THE KILLING OF A CHINESE BOOKIE

Director: JOHN CASSAVETES

U.S.A| • 1976 • COLOU • 110 MIN.


CHINESE BOOKIE INAUGURATES A PERIOD OF CASSAVETES CINEMA WHERE ONE CAN ALMOST TALK IN TERMS OF GENRE MOVIES. ‘ALMOST’, BECAUSE THE GENRES THAT BOOKIE, OPENING NIGHT AND GLORIA CAN BE SLOTTED INTO—THE GANGSTER MOVIE AND THE BACKSTAGE THEATRICAL DRAMA— ARE CLOSE COUSINS ANYWAY TO CASSAVETES’ MOST PERSONAL THEMES.
Bookie stands out because it’s the film where the tension between the genre and the film Cassavetes wants to make of it is most obvious.
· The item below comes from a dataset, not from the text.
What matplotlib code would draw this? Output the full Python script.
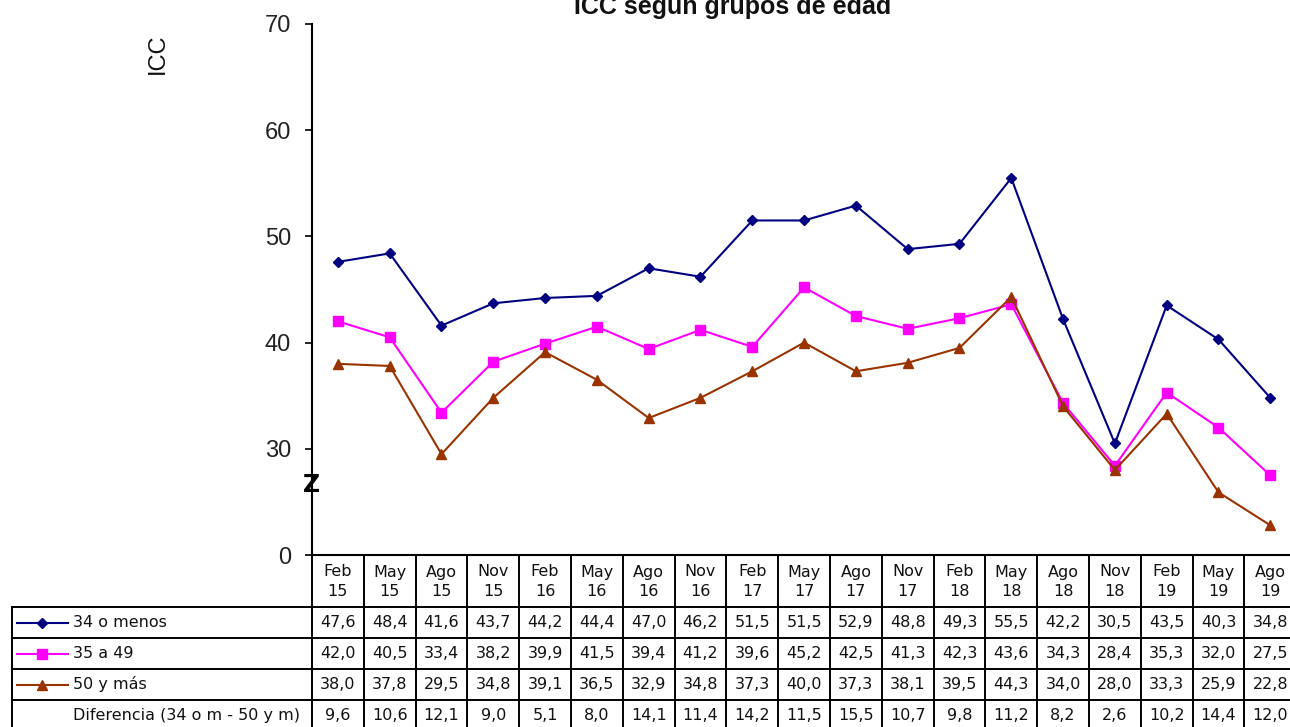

In fact, the problem that the film sets for Cassavetes is also the one that his hero wrestles with: Cosmo Vitelli (Ben Gazzara) is a man who just wants to do his own thing, run an idiosyncratic little strip club in LA, and finds himself being resentfully drawn into the machinations of a group of hoods when his weakness for the stylish gesture runs him into gambling debts. With a hole in his side that may or may not be fatal, Cosmo at the end refuses to play his part in a doomed film noir scenario—because the show, simply, must go on.